# 5.3: Pivoting

- Page ID
- 34836

In our description of the Gaussian elimination algorithm so far, you may have noticed a problem. During the row reduction process, we have to multiply rows by a factor of \(A'_{mn}/A'_{nn}\) (where \(\mathbf{A}'\) denotes the current matrix). If \(A'_{nn}\) happens to be zero, the factor blows up, and the algorithm fails.

To bypass this difficulty, we add an extra step to the row reduction procedure. As we step forward through row numbers \(n = 0, 1, \cdots, N-1\), we do the following for each \(n\):

*Pivoting*: search through the matrix elements on and below the diagonal element at \((n,n)\), and find the row \(n'\) with the largest value of \(|A'_{n'n}|\). Then, swap row \(n\) and row \(n'\).- Continue with the rest of the algorithm, eliminating the \(A'_{mn}\) elements below the diagonal.

You should be able to convince yourself that (i) pivoting does not alter the solution, and (ii) it does not alter the runtime scaling of the row reduction phase, which remains \(O(N^3)\).

Apart from preventing the algorithm from failing unnecessarily, pivoting improves its numerical stability. If \(A'_{nn}\) is non-zero but very small in magnitude, dividing by it will produce a very large result, which brings about a loss of floating-point numerical precision. Hence, it is advantageous to swap rows around to ensure that the magnitude of \(A'_{nn}\) is as large as possible.

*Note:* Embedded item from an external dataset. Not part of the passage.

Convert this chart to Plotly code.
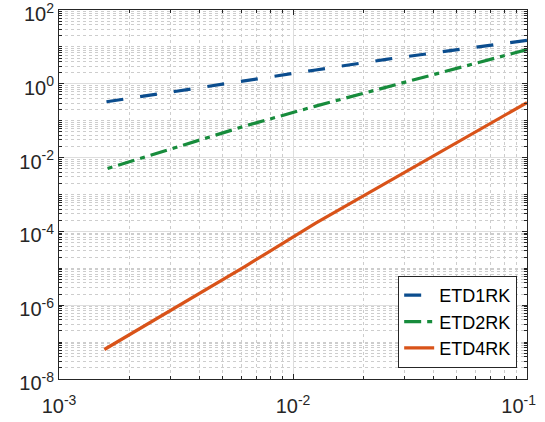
import plotly.graph_objects as go

dt = [0.1, 0.05, 0.025, 0.0125, 0.00625, 0.003125, 0.0015625]
err_etd1rk = [15.1, 8.4, 4.6, 2.37, 1.19, 0.62, 0.32]
err_etd2rk = [8.45, 2.6, 0.80, 0.249, 0.072, 0.0185, 0.00476]
err_etd4rk = [0.31, 0.025, 2.04e-3, 1.67e-4, 1.13e-5, 8.4e-7, 6.3e-8]

series_names = ["ETD1RK", "ETD2RK", "ETD4RK"]
x_major = [1e-3, 1e-2, 1e-1]
x_major_text = ["10<sup>-3</sup>", "10<sup>-2</sup>",
                "10<sup>-1</sup>\u00a0\u00a0\u00a0"]
y_major = [1e-8, 1e-6, 1e-4, 1e-2, 1e0, 1e2]
y_major_text = ["10<sup>-8</sup>", "10<sup>-6</sup>", "10<sup>-4</sup>",
                "10<sup>-2</sup>", "10<sup>0</sup>", "10<sup>2</sup>"]

x_minor = [k * 10.0 ** n for n in (-3, -2) for k in range(2, 10)]
y_minor = [k * 10.0 ** n for n in range(-8, 2) for k in range(1, 10)
           if not (k == 1 and n % 2 == 0)]

colors = ["#0b4d8e", "#178c3c", "#d95319"]
dashes = ["17px,17px", "17px,6px,5px,6px", "solid"]

fig = go.Figure()
for name, ys, c, d in zip(series_names, [err_etd1rk, err_etd2rk, err_etd4rk], colors, dashes):
    fig.add_trace(go.Scatter(x=dt, y=ys, mode="lines", name=name,
                             line=dict(color=c, width=3.2, dash=d)))

axis_font = dict(family="Liberation Sans, Arial, sans-serif", size=20, color="#262626")
common = dict(
    type="log", showline=True, linecolor="#262626", linewidth=1, mirror="allticks",
    ticks="inside", ticklen=5, tickcolor="#262626", tickwidth=1,
    showgrid=True, gridcolor="#dedede", gridwidth=1, zeroline=False,
    tickfont=axis_font, tickmode="array", automargin=False,
    ticklabeloverflow="allow",
)
minor_common = dict(tickmode="array", ticks="inside", ticklen=3,
                    tickcolor="#262626", showgrid=True, gridcolor="#cdcdcd",
                    griddash="dot", gridwidth=1)
fig.update_xaxes(range=[-3, -1], tickvals=x_major, ticktext=x_major_text,
                 ticklabelstandoff=9,
                 minor=dict(tickvals=x_minor, **minor_common), **common)
fig.update_yaxes(range=[-8, 2], tickvals=y_major, ticktext=y_major_text,
                 ticklabelshift=4,
                 minor=dict(tickvals=y_minor, **minor_common), **common)

fig.update_layout(
    width=545, height=422,
    margin=dict(l=59, r=18, t=10, b=43),
    paper_bgcolor="white", plot_bgcolor="white",
    showlegend=True,
    legend=dict(x=0.979, y=0.03, xanchor="right", yanchor="bottom",
                bgcolor="white", bordercolor="#262626", borderwidth=1,
                font=dict(family="Liberation Sans, Arial, sans-serif", size=18, color="#000000"),
                tracegroupgap=0, itemwidth=30),
)

fig.write_html("out.html", config={"displayModeBar": False},
               post_script="document.body.style.margin='0';")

When trying to pivot, it might happen that *all* the values of \(|A'_{n'n}|\), on and below the diagonal, are zero (or close enough to zero within our floating-point tolerance). If this happens, it indicates that our original \(\mathbf{A}\) matrix is singular, i.e., it has no inverse. Hence, the pivoting procedure has the additional benefit of helping us catch the cases where there is no valid solution to the system of equations; in such cases, the Gaussian elimination algorithm should abort.

**5.3.1 Example**

Let's work through an example of Gaussian elimination with pivoting, using the problem in the previous section:

\[\left[\begin{array}{ccc|cc} 1 & 2 & 3 & 3 & 6 \\ 3 & 2 & 2 & 4 & 8 \\ 2 & 6 & 2 & 4 & 2 \end{array}\right].\]

The row reduction phase goes as follows:

- (\(n=0\)): Pivot, swapping row \(0\) and row \(1\):

\[\left[\begin{array}{ccc|cc} 3 & 2 & 2 & 4 & 8 \\ 1 & 2 & 3 & 3 & 6 \\ 2 & 6 & 2 & 4 & 2 \end{array}\right].\] - (\(n=0\)): Eliminate the element at \((1,0)\):

\[\left[\begin{array}{ccc|cc} 3 & 2 & 2 & 4 & 8 \\ 0 & 4/3 & 7/3 & 5/3 & 10/3 \\ 2 & 6 & 2 & 4 & 2 \end{array}\right].\] - (\(n=0\)): Eliminate the element at \((2,0)\):

\[\left[\begin{array}{ccc|cc} 3 & 2 & 2 & 4 & 8 \\ 0 & 4/3 & 7/3 & 5/3 & 10/3 \\ 0 & 14/3 & 2/3 & 4/3 & -10/3 \end{array}\right].\] - (\(n=1\)): Pivot, swapping row \(1\) and row \(2\):

\[\left[\begin{array}{ccc|cc} 3 & 2 & 2 & 4 & 8 \\ 0 & 14/3 & 2/3 & 4/3 & -10/3 \\0 & 4/3 & 7/3 & 5/3 & 10/3 \end{array}\right].\] - (\(n=1\)): Eliminate the element at \((2,1)\):

\[\left[\begin{array}{ccc|cc} 3 & 2 & 2 & 4 & 8 \\ 0 & 14/3 & 2/3 & 4/3 & -10/3 \\0 & 0 & 15/7 & 9/7 & 30/7 \end{array}\right].\]

The back-substitution phase then proceeds as usual. You can check that it gives the same results we obtained before.